Factor in the cultural din of academics whose research warns of the damage a “bad” name can do to a child, and it’s no wonder parents are stressed before changing their first diaper.

For Jody Szabo, a 29-year-old mother of two from Calgary, the pressure of finding the right names for her sons was “overwhelming.”

“It was difficult, time-consuming and stressful,” she recalls. “There’s nothing worse than being nine months pregnant, due any day, and having no clue what you’re going to call this child.”

After poring over online name databases, combing through thousands of possible monikers in baby books, and launching an epic battle against her husband’s preferred choice of Argus - a name plucked from a Greek myth about a 100-eyed giant - Szabo happily settled on Jeremy for her first-born and Austin for her second.

For her part, 37-year-old Karen Markovics is suffering “namer’s remorse.” Five years after giving birth to Nicole Josephine, the North Carolina mom is considering legally changing the girl’s name to Josephine Marie; she has informally been calling her Josie since she was a year old.

“A lot of people were really cruel when it came out that we wanted to change her name,” says Markovics. Other parents have accused her of being superficial and “a flake” for wanting a mulligan on the birth certificate.

“I just wanted a name that when I yelled it on the playground, I didn’t get 12 kids running.”

Misty Verlik Kelleher, 26, blames a combination of information overload and having too many cooks in the kitchen for her own prenatal naming anxiety.

“These days, it doesn’t seem like any name, no matter how ridiculous, is off the table,” she says, citing actor Jason Lee’s son Pilot Inspecktor as an example.
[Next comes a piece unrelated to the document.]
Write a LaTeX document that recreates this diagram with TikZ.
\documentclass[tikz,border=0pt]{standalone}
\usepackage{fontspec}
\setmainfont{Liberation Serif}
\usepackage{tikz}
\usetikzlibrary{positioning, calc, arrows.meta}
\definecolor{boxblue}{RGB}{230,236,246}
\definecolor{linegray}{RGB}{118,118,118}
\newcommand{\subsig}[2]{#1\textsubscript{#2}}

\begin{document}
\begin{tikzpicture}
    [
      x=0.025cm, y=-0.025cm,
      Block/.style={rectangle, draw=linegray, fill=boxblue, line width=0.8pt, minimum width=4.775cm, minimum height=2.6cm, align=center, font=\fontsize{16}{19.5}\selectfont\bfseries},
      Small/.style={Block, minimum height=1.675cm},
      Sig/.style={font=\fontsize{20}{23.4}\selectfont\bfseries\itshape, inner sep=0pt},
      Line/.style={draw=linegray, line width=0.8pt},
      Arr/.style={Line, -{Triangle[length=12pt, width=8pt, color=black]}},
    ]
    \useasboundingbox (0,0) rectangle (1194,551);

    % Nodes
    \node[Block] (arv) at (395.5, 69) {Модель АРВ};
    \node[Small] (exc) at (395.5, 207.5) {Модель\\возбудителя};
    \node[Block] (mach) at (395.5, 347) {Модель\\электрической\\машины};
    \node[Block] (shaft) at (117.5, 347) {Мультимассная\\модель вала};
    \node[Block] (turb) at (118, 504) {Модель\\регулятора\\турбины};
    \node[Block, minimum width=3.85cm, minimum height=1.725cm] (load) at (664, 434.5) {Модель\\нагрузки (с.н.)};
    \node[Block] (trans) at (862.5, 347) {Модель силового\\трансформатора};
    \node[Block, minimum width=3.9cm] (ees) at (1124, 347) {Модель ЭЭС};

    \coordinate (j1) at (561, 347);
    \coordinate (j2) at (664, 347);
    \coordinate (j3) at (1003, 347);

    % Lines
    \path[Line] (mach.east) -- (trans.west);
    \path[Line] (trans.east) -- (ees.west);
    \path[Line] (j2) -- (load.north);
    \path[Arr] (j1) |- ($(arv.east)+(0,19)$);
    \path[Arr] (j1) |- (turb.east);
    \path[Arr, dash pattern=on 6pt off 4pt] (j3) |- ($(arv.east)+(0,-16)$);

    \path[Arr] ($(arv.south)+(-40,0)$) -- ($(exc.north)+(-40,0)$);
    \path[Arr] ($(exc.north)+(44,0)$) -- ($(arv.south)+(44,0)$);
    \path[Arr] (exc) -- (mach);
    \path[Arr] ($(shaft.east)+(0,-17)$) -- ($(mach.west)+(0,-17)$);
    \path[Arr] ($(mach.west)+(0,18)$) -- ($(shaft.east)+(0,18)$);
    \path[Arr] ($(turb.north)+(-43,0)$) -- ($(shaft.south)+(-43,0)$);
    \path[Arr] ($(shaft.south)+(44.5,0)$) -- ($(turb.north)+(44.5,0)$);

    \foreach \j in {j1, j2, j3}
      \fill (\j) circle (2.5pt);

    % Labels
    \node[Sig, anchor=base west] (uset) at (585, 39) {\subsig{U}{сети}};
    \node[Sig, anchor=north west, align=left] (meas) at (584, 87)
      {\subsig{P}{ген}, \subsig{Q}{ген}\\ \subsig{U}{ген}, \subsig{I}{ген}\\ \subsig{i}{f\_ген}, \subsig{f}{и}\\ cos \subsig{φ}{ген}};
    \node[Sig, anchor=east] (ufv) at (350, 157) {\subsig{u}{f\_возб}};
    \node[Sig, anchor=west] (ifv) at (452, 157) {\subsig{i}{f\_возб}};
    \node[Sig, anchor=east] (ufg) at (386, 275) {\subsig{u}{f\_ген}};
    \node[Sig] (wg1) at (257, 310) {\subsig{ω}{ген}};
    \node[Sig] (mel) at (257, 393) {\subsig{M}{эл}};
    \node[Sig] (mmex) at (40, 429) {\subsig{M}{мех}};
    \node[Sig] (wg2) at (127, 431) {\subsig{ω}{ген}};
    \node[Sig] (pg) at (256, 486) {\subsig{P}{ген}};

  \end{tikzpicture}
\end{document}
After taking great pains to create a shortlist of names with her partner, it seemed everyone the Edmonton native knew wanted to weigh in on the couple’s choices.

“Let me tell you, no one was shy in the least,” says Kelleher. “All I heard for months was, ‘I don’t like Brandon, that reminds me of this jerk I went to high school with …’, and on and on it went.”
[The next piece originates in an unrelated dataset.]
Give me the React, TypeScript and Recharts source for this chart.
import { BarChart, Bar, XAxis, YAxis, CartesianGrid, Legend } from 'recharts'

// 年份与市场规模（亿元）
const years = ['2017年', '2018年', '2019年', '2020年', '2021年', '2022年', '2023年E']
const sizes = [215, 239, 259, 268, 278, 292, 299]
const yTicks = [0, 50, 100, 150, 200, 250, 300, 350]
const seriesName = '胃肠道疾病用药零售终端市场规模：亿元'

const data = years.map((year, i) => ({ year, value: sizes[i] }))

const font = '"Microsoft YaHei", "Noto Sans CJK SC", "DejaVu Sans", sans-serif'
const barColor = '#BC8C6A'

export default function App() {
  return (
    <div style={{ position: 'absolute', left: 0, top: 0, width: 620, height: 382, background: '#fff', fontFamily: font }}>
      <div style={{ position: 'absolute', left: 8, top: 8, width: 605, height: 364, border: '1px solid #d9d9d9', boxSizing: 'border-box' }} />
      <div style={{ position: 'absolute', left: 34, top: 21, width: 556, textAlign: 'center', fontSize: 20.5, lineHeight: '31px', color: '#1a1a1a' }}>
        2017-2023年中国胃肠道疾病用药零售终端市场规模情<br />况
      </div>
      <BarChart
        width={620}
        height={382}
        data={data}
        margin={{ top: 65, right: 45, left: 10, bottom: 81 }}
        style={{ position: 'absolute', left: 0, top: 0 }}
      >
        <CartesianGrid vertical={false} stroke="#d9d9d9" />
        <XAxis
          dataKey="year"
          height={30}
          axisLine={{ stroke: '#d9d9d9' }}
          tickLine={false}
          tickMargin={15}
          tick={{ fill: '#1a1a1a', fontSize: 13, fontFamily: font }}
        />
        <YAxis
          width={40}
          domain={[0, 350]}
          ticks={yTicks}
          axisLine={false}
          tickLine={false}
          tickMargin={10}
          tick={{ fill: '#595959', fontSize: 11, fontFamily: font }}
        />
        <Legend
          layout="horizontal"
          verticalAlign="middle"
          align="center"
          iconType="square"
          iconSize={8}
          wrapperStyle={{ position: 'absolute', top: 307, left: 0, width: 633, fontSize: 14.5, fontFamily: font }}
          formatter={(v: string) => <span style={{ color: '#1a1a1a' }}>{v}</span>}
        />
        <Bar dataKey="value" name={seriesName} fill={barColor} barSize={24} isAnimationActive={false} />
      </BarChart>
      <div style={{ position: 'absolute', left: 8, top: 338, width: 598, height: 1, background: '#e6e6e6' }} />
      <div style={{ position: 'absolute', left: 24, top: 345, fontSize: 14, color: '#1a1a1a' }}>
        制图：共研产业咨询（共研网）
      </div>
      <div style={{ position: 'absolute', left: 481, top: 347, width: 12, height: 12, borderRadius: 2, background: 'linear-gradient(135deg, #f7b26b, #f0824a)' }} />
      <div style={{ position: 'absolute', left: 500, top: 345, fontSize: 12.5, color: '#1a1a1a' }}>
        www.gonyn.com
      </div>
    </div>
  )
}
Kelleher ended up naming her son Valentin (val-in-teen), after her father.

“While I know he’ll definitely be made fun of in school, he’ll still have it easy compared to the kids whose parents named them after some kind of beverage, stereo equipment or someone else’s occupation.”

If current trends persist, however, the kids who stand out won’t be the ones with the exotic names but rather the ones called Ann, Joan, Todd or Ralph, all of which barely register in the most recent Canadian name listings.

Fifty years ago, 40 per cent of boys and 26 per cent of girls had Top 20 names. In 2005, the Top 20 accounted for just 19 per cent of boys’ names and about 14 per cent of girls’ names, according to Harper-Collins’ Best Baby Names for Canadians.

As ludicrous as some contemporary names sound, a leading branding expert says memorable monikers - and especially those with three syllables, such as Moon Zappa, daughter of Frank - can prove valuable later in life.

“People tend to favour the familiar; and unusual names, ironically, are more familiar to people because they only need to hear them once, or perhaps twice, to remember them,” says Harry Beckwith, author of You, Inc.: The Art of Selling Yourself.

Ultimately, the branding advice he gives to businesses - to choose a name with backstory and meaning - applies equally to parents.

“Precious, contrived, meticulously-searched-for names always will eventually reveal their artifice, and artifice loses to authenticity every single time.”